Ia berujar, pembuatan pedoman interpretasi ini akan dilakukan oleh Mahkamah Agung, kepolisian, kejaksaan, kementerian, dan lembaga. Menurut dia, pedoman ini dibuat untuk memperjelas penafsiran atas beberapa pasal dalam undang-undang itu.
Kapolri Jenderal Listyo Sigit Purnomo menanggapi arahan Jokowi dengan meminta anak buahnya lebih selektif menangani laporan dugaan pelanggaran UU ITE. Ia juga meminta agar para bawahannya lebih mengedepankan edukasi dan upaya persuasif dengan langkah-langkah yang bersifat restorative justice.
Keadilan restoratif merupakan metode penyelesaian perkara tindak pidana dengan melibatkan pelaku, korban, keluarga pelaku atau korban, dan pihak lain yang terkait. Mereka bersama-sama mencari penyelesaian yang adil. Jadi, kata Listyo, penggunaan ruang siber dan digital bisa berjalan dengan baik. “Ini untuk menjaga agar penggunaan pasal-pasal yang dianggap karet di dalam UU ITE, yang berpotensi digunakan untuk saling lapor, bisa ditekan dan dikendalikan,” ujar dia.
Kepala Divisi Kebebasan Berekspresi Southeast Asia Freedom of Expression Network (Safenet), Ika Ningtyas, menilai ucapan Presiden Joko Widodo diterjemahkan berbeda oleh bawahannya. Menurut Ika, pernyataan Presiden Jokowi jelas-jelas mengarah pada revisi Undang-Undang ITE, bukan pada penyusunan pedoman pelaksanaan. “Ini dua hal yang sangat berbeda karena justru masalahnya ada di pasal-pasal UU ITE,” kata Ika.
Ia mengatakan penyusunan pedoman interpretasi UU ITE tidak akan menyelesaikan masalah yang timbul akibat adanya pasal karet. Pasal yang multitafsir dalam UU ITE, kata dia, hanya akan berakibat pada implementasi penyusunan pedoman. “Dengan menyusun pedoman tapi hulu tidak diselesaikan, rumusan undang-undangnya tidak dipersoalkan, maka akan memperburuk implementasinya,” ujar dia.

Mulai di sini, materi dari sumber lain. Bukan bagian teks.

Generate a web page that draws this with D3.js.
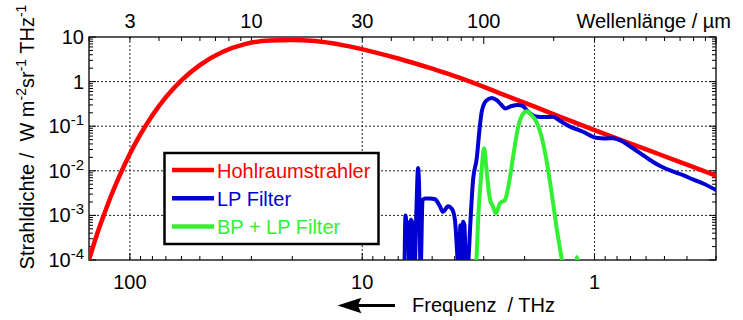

Ika melanjutkan, jika Presiden Jokowi serius dengan ucapannya, sudah seharusnya Presiden menjelaskan bahwa masalah ini hanya bisa selesai dengan merevisi beberapa pasal UU ITE. Jika pemerintah sudah puas pada pembuatan pedoman oleh kalangan yang tak independen, ia memastikan sengkarut penggunaan UU ITE akan berulang. “Kita akan saksikan hal yang sama. Kriminalisasi dan pemidanaan masih akan tetap terjadi,” katanya.